- GIVEN INFORMATION
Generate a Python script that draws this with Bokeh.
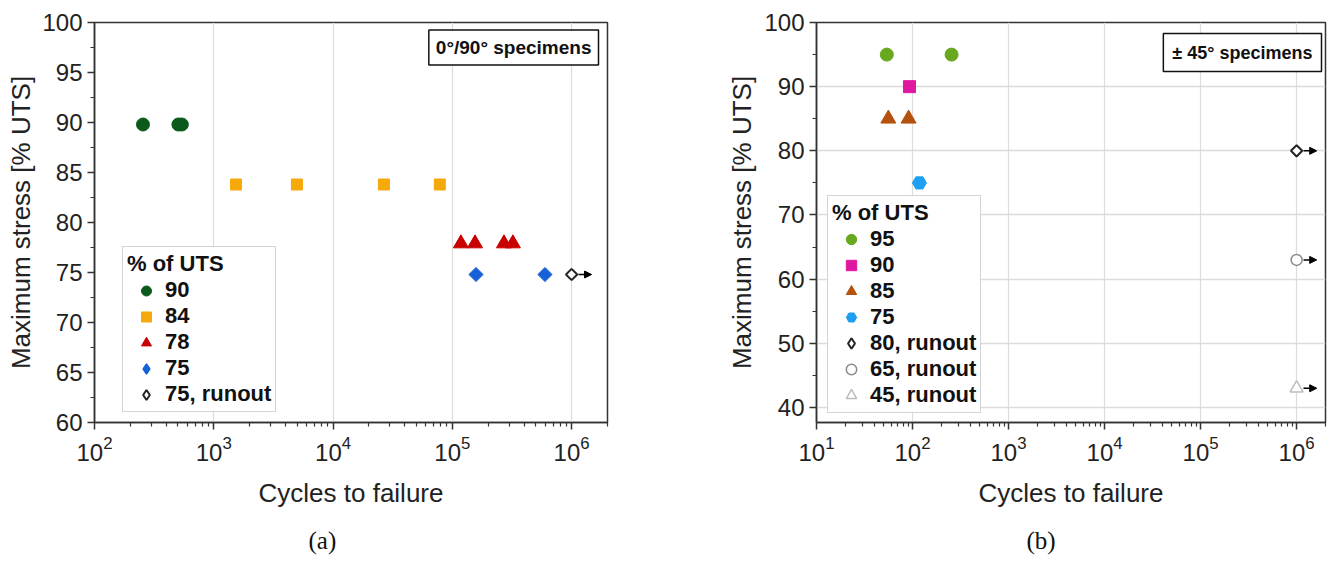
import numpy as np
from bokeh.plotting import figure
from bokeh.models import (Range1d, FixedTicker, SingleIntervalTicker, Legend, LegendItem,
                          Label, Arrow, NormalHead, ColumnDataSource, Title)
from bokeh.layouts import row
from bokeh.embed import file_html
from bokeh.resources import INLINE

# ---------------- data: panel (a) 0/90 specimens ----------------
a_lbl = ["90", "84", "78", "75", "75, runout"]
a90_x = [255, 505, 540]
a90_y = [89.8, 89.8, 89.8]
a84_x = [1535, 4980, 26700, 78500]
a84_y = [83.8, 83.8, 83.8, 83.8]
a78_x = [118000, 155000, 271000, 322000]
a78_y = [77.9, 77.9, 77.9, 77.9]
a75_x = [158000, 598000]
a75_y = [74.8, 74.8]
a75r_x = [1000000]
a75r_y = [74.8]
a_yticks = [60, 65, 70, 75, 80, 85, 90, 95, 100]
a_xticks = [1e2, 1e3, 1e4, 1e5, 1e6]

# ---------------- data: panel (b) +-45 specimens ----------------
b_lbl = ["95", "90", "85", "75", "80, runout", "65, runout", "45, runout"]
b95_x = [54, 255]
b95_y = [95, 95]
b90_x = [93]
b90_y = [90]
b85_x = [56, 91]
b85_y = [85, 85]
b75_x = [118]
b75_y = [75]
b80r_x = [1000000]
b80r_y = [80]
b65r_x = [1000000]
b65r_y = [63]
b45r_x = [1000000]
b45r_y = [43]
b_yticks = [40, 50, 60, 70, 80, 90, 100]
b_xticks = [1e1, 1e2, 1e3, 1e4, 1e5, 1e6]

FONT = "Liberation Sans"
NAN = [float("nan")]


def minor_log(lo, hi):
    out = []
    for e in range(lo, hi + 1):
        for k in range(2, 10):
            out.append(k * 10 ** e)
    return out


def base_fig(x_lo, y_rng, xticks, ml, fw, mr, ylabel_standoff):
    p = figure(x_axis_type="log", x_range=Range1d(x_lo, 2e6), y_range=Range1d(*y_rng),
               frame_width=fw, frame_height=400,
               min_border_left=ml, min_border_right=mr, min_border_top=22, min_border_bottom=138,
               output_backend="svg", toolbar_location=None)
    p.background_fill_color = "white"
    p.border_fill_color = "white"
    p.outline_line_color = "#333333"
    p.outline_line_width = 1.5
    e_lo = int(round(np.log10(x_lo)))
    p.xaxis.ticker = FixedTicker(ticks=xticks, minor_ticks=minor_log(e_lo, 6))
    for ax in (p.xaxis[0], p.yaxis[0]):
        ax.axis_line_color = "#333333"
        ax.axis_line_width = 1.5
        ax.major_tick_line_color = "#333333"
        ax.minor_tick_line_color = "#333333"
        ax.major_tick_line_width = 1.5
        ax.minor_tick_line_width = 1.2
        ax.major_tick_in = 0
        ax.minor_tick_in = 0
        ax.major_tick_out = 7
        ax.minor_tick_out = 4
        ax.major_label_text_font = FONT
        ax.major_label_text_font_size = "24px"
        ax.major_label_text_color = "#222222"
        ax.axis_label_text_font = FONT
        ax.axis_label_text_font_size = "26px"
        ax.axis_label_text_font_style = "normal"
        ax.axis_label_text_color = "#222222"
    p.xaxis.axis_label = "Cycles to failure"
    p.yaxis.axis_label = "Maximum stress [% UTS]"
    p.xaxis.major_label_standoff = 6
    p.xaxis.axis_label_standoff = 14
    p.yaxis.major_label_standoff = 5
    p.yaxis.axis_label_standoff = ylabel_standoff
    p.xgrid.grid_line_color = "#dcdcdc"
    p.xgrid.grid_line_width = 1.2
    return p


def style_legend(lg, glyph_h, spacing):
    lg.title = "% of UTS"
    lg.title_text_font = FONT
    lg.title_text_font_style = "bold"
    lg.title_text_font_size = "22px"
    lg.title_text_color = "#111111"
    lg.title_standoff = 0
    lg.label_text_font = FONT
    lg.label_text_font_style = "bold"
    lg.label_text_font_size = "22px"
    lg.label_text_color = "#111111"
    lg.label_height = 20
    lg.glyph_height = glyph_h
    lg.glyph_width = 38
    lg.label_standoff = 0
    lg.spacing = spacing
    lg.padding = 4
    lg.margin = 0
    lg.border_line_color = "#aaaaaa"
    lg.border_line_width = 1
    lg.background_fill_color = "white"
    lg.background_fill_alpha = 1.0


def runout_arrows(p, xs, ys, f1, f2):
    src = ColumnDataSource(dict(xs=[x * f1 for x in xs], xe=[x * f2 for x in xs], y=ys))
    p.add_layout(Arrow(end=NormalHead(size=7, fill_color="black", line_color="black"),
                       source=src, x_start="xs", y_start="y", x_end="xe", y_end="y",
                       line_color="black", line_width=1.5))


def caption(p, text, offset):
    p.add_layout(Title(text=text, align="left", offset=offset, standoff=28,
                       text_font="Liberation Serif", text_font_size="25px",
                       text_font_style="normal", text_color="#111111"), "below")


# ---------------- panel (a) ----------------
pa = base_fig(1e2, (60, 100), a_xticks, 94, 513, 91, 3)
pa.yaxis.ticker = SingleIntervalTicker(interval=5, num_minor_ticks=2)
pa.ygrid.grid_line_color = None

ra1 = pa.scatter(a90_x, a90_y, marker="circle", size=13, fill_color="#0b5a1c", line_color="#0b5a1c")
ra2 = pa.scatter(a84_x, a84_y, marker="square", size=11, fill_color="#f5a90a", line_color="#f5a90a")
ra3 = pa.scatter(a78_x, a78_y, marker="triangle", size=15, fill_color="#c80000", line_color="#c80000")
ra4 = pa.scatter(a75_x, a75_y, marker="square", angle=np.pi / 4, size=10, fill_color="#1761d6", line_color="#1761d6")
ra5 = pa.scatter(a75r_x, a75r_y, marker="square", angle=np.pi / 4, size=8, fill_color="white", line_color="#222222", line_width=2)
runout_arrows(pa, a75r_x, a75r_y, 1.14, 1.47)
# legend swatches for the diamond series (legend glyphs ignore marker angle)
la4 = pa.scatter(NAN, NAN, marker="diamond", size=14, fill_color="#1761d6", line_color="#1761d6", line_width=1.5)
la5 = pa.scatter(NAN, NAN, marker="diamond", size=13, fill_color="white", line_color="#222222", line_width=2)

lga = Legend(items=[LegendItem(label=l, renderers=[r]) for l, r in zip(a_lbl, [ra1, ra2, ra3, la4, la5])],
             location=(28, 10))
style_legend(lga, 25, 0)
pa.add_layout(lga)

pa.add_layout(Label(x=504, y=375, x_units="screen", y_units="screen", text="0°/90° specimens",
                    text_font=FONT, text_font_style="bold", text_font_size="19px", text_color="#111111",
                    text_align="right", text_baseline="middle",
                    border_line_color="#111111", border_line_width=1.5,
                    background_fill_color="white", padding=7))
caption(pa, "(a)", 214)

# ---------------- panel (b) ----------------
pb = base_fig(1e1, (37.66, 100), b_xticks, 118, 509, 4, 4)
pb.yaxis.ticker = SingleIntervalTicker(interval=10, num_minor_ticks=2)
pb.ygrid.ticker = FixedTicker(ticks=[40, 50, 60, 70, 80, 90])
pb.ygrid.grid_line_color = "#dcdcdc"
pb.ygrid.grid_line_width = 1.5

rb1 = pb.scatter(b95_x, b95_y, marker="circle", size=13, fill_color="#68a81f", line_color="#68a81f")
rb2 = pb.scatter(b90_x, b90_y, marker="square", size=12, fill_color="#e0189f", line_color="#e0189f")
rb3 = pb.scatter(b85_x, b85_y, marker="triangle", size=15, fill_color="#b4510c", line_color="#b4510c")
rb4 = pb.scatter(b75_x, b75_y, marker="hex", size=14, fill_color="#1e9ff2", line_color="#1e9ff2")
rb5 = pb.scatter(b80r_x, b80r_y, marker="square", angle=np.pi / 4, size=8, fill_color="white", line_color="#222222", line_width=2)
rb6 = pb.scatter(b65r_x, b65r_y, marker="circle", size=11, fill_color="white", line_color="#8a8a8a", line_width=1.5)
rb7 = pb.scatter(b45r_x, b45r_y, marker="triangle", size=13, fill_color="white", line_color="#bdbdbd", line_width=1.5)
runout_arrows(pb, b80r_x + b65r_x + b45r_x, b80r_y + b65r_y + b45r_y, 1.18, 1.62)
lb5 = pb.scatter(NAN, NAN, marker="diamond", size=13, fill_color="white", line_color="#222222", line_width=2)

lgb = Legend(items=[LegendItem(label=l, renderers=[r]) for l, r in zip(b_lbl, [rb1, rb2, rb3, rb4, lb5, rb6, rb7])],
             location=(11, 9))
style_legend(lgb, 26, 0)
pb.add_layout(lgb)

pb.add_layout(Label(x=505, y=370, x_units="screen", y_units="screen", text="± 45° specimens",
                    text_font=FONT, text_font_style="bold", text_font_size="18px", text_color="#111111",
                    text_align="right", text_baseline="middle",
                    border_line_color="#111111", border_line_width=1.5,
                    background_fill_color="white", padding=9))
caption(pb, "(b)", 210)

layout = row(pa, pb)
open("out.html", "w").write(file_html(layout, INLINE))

---

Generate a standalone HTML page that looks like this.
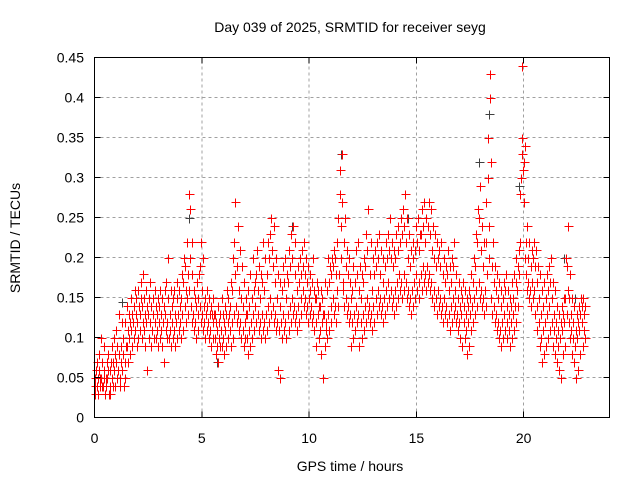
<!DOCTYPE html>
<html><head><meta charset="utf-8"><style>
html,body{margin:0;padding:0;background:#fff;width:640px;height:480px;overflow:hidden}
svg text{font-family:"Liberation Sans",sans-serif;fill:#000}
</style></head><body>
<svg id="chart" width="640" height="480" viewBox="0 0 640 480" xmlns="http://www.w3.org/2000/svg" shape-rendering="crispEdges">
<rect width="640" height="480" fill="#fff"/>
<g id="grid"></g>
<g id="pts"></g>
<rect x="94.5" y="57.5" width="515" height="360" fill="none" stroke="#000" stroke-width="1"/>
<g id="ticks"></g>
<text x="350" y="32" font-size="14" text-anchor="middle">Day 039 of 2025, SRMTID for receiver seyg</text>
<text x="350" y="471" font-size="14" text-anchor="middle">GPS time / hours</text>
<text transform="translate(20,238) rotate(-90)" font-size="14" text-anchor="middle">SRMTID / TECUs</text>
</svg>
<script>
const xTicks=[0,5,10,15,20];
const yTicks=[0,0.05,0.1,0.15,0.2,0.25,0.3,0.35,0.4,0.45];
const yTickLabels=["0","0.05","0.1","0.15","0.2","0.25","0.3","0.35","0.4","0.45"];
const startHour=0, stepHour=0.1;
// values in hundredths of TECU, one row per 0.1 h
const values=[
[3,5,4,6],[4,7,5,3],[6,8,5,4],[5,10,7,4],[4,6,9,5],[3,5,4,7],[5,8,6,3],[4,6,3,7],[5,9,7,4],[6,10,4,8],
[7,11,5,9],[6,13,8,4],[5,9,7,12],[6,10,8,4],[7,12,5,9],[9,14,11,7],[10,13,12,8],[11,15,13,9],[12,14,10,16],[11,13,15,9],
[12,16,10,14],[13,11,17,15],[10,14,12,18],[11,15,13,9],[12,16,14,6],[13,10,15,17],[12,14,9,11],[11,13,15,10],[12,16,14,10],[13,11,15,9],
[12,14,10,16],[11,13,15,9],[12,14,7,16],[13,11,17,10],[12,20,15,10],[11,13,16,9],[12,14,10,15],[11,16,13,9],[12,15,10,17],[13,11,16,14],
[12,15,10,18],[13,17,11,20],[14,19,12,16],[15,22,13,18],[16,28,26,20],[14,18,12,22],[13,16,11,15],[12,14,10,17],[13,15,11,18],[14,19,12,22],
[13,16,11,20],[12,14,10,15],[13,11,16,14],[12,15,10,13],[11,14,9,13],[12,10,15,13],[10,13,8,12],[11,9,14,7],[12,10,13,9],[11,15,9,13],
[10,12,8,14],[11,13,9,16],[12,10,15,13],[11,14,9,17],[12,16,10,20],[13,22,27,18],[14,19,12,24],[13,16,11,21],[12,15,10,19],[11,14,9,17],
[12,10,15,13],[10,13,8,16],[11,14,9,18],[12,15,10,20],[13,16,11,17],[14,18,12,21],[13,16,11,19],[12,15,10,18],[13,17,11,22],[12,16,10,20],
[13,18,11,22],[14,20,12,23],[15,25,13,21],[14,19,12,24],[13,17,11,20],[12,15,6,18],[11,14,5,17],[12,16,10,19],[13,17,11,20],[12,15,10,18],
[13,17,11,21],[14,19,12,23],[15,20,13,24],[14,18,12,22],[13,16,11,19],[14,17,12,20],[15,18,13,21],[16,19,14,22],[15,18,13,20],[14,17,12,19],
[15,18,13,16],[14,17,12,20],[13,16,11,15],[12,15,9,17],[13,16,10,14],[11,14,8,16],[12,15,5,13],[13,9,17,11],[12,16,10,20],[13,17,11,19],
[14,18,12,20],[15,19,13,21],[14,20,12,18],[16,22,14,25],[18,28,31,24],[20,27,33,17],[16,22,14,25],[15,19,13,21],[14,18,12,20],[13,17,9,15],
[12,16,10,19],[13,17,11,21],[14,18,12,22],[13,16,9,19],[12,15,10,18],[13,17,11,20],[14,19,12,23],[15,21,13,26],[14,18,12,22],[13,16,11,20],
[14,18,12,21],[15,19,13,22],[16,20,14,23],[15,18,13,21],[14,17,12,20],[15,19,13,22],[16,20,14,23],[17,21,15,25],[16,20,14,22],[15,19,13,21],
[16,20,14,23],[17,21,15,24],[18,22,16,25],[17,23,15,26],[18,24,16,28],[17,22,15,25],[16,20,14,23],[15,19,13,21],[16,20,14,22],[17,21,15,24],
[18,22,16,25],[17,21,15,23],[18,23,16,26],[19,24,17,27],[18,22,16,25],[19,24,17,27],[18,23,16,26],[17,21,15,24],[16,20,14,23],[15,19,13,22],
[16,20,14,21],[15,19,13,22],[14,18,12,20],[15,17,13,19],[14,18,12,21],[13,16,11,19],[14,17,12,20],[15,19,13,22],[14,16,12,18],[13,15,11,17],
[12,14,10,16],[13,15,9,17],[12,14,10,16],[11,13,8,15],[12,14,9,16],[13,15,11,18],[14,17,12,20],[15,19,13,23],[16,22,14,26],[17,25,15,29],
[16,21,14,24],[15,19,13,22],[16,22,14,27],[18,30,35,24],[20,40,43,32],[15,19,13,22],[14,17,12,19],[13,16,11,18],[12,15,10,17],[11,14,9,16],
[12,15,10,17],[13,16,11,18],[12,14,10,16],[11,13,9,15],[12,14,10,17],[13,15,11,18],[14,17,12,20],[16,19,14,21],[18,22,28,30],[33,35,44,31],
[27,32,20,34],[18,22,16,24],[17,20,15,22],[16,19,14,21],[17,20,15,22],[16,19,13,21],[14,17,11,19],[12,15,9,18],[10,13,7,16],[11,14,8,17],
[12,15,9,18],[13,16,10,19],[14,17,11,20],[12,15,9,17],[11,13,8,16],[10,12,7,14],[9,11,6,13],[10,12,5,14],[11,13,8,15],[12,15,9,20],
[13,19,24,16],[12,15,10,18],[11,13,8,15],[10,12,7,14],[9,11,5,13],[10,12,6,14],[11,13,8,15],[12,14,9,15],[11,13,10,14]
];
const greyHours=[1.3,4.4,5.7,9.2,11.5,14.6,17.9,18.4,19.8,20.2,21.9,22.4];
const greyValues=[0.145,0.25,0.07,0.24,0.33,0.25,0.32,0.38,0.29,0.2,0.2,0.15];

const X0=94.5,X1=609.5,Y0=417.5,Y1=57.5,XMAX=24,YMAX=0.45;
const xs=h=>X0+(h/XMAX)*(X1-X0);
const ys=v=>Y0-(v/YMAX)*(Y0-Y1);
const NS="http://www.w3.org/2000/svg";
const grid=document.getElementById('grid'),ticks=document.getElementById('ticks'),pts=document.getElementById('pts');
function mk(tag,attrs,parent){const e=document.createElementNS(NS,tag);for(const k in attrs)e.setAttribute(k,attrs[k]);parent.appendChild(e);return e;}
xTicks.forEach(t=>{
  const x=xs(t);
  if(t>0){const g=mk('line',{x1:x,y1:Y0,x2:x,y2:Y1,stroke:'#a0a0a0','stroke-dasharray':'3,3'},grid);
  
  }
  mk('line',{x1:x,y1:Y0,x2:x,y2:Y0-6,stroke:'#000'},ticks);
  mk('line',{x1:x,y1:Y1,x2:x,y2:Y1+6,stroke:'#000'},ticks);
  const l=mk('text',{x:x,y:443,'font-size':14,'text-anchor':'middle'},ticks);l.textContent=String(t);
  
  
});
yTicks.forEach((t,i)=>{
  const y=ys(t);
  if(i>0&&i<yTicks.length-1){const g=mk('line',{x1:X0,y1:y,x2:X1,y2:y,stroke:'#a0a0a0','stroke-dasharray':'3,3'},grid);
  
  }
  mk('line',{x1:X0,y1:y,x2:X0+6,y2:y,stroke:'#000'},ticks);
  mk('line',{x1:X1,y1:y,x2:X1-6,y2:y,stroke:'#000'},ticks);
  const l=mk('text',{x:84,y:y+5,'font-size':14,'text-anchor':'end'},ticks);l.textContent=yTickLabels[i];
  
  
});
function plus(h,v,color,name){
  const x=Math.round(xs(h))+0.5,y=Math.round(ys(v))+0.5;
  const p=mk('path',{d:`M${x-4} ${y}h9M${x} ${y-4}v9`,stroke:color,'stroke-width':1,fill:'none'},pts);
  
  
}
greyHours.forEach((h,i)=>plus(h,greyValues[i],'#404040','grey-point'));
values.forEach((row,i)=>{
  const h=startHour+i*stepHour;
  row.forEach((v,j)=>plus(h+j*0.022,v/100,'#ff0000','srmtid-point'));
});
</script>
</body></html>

- THE PROBLEM
Copy each line of the records containing the string "this".

- ANSWER
Generate a Python script that draws this with Bokeh.
Generate a standalone HTML page that looks like this.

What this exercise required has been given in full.